Videospieler sind es gewohnt, ganze Geschichten aus den Augen des Protagonisten zu erleben. Nicht erst, aber vor allem durch Half-Life 2 schaffen es Spiele, die FPS-Perspektive so einzusetzen, dass sie sich mit den meist stummen Helden stärker identifizieren und in fremde Welten entführen lassen. Auch Filme haben schon vereinzelt Versuche unternommen, die subjektive Ich-Perspektive einzunehmen.
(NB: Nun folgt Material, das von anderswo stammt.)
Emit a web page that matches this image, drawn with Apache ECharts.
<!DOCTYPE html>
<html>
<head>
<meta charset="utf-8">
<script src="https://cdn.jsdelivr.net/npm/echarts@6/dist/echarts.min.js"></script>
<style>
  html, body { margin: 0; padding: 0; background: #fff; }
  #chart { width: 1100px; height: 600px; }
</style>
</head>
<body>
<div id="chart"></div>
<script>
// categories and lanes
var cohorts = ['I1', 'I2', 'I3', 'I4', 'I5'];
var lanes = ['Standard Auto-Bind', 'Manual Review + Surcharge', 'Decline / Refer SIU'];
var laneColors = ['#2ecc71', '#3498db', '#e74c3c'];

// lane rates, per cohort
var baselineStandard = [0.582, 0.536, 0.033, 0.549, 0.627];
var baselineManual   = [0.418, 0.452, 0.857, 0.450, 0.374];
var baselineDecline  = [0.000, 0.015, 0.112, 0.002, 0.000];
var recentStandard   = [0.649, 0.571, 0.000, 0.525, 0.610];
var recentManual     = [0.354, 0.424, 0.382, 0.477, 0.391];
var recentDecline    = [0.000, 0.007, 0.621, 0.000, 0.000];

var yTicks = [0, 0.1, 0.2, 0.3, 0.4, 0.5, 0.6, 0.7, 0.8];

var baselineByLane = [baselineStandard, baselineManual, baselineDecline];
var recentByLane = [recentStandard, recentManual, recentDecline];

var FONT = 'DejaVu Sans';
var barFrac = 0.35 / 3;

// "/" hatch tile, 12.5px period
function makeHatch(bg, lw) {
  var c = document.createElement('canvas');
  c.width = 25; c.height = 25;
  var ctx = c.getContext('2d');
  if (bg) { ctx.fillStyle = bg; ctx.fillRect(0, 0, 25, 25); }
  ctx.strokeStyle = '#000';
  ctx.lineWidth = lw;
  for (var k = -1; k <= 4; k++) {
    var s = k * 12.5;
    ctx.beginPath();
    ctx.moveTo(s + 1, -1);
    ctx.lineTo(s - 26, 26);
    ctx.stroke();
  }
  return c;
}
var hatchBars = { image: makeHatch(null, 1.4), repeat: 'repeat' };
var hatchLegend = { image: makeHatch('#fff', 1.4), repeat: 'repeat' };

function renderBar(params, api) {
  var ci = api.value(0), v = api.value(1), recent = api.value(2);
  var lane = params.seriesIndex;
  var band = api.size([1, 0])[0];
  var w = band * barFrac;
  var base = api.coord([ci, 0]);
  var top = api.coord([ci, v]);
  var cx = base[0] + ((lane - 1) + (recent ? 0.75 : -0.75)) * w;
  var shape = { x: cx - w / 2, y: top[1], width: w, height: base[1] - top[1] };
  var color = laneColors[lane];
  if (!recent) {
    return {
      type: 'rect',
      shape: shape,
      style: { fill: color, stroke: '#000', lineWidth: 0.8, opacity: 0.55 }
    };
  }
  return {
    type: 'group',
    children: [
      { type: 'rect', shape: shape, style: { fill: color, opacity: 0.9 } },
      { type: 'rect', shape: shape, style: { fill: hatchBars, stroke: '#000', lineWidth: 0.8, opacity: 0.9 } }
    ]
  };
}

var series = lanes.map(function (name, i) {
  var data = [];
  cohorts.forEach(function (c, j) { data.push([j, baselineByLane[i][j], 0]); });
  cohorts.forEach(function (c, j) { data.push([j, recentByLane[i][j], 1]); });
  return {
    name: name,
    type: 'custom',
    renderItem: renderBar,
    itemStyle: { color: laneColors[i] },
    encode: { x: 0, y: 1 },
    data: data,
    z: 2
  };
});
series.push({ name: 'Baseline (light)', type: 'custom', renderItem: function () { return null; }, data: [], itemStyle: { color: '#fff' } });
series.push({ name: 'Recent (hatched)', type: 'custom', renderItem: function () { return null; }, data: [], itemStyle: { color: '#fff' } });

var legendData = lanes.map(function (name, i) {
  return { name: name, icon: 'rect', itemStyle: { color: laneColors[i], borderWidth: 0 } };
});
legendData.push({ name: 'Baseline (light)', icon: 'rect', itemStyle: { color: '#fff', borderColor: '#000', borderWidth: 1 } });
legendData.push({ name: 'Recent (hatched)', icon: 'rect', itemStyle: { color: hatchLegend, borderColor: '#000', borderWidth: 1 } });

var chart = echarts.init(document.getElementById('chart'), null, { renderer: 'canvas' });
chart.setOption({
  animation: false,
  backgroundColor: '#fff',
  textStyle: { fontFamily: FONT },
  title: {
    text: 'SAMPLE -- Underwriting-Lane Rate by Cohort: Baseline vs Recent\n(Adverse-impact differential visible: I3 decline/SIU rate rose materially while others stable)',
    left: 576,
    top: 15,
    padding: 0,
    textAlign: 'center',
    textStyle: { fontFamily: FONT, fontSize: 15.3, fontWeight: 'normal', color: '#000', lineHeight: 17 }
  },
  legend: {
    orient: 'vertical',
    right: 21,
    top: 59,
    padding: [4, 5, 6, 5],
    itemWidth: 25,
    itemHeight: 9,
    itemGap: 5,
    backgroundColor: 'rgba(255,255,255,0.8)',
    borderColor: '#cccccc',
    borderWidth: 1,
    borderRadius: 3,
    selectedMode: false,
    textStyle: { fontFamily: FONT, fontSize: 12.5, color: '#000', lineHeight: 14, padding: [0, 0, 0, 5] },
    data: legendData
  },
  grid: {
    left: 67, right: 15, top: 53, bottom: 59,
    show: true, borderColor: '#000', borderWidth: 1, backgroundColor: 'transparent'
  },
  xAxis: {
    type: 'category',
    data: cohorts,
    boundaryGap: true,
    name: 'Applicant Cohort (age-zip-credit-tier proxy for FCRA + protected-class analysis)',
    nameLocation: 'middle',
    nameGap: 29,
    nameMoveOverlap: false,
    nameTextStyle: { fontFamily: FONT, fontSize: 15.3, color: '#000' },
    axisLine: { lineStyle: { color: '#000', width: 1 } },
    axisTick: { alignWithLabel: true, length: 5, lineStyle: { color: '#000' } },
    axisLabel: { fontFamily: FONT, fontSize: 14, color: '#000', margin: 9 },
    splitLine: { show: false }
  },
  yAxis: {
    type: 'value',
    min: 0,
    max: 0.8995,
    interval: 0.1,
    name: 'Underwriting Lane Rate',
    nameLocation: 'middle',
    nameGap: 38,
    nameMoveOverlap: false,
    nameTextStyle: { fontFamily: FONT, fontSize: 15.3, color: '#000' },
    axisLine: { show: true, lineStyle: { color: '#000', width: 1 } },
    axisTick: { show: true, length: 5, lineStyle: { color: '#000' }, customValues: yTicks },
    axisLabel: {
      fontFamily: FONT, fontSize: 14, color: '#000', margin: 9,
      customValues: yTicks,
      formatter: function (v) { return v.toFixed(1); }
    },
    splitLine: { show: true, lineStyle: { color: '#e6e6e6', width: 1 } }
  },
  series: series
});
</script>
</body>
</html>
Prominentes und jüngstes Beispiel ist die kurze FPS-Hommage aus der Verfilmung von »Doom«.

Achtung - leichte Spoiler: In der Filmrezension zu Hardcore wird auf einige Story-Aspekte des Films eingegangen. Das betrifft die Ausgangssituation und einige beispielhafte Action-Szenen. Bei diesen Darstellungen bleibt der Artikel möglichst inkonkret, wer allerdings gar nichts über die Handlung von Hardcore wissen will, sollte mit dem Lesen der Kritik bis nach dem Kinobesuch warten.

Hardcore ist kein Wohlfühl-Film

Doch der russische Regisseur Ilya Naishuller geht einen Schritt weiter und zieht dieses Vorhaben in seinem Filmdebut »Hardcore« (auch als »Hardcore Henry« in anderen Ländern gestartet) konsequent über 90 extrem anstrengende, aber faszinierende Minuten durch. Die Zuschauer verlassen nicht ein einziges Mal den Kopf des Hauptdarstellers. Dank einer selbstgebauten Helm-Apparatur aus GoPro-Kameras lässt der Regisseur sein Publikum zu temporären Leidgenossen und Gefangenen werden, die jeden knackenden Faustschlag und jede Flugrolle der Hauptfigur hautnah miterleben.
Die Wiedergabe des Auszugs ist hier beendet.